Broadcom has introduced a new networking chip called Thor Ultra, designed to compete directly with Nvidia in powering data movement across AI clusters. It is the first 800G Ethernet network interface card built to the open Ultra Ethernet Consortium specification, targeting one of the biggest bottlenecks in large language model training: high-bandwidth, low-latency interconnects at data center scale.

Thor Ultra moves beyond traditional RDMA architectures, introducing a suite of new capabilities that make Ethernet viable for trillion-parameter workloads. Its packet-level multipathing and out-of-order packet delivery features enable networks to dynamically balance load and sustain throughput across congested fabrics – tasks once dependent on costly, proprietary interconnects.

Selective retransmission mechanisms and fully programmable congestion control algorithms further improve link utilization, enabling systems to manage the unpredictable traffic patterns characteristic of distributed AI training environments.

At the hardware level, Thor Ultra's 800G line rate doubles the throughput of the previous generation and integrates 200G and 100G PAM4 SerDes options with what Broadcom claims is the industry's lowest bit error rate. The NIC supports PCIe Gen6 x16 connectivity and provides line-rate encryption and decryption via PSP offload, an architectural decision intended to free XPUs from compute-intensive security workloads that can add latency. Secure boot and firmware attestation extend the trusted computing boundary all the way to the NIC.

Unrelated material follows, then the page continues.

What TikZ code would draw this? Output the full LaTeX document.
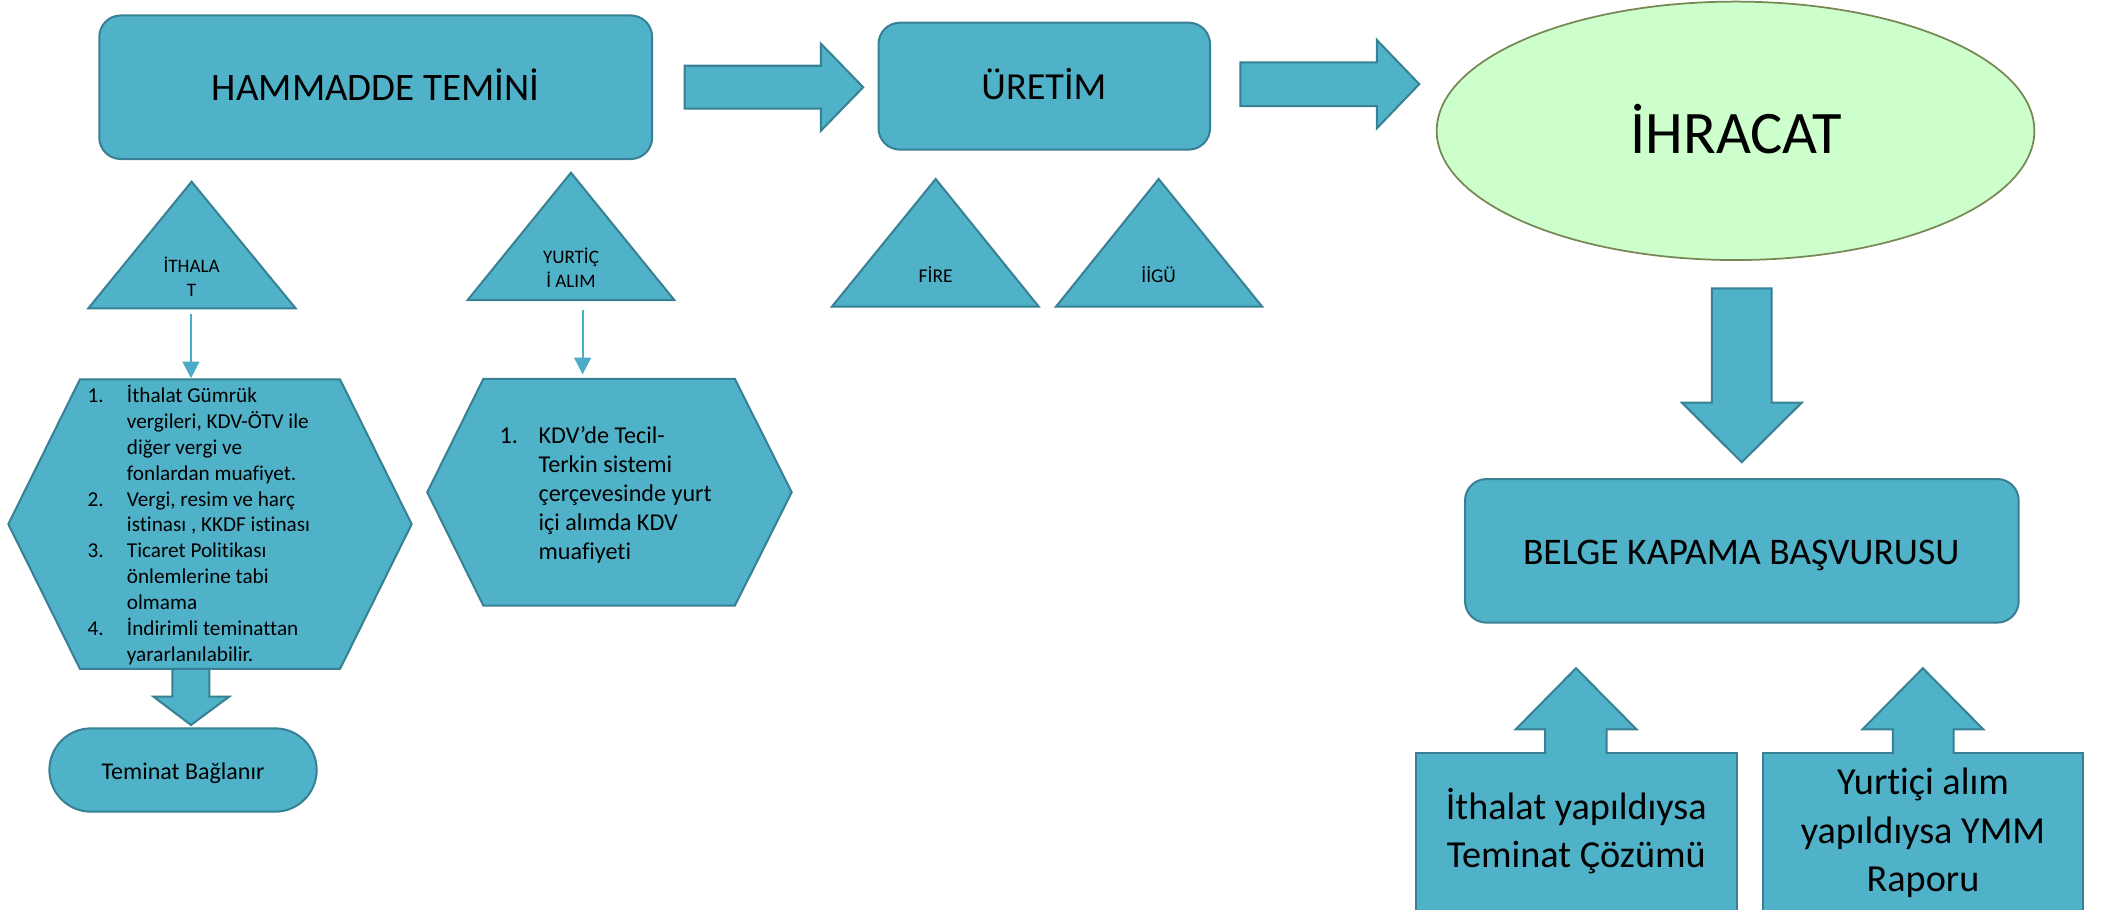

Although Broadcom's Tomahawk and Jericho series have long dominated intra – data center switching, Thor Ultra represents the company's clearest effort yet to redefine the NIC as a programmable extension of the AI fabric rather than a passive endpoint. The combination of a programmable congestion-control pipeline and support for packet trimming and congestion signaling with Tomahawk 5 and 6 underscores a vertically optimized (yet still open) architecture that stands in sharp contrast to Nvidia's tightly coupled, proprietary networking stack.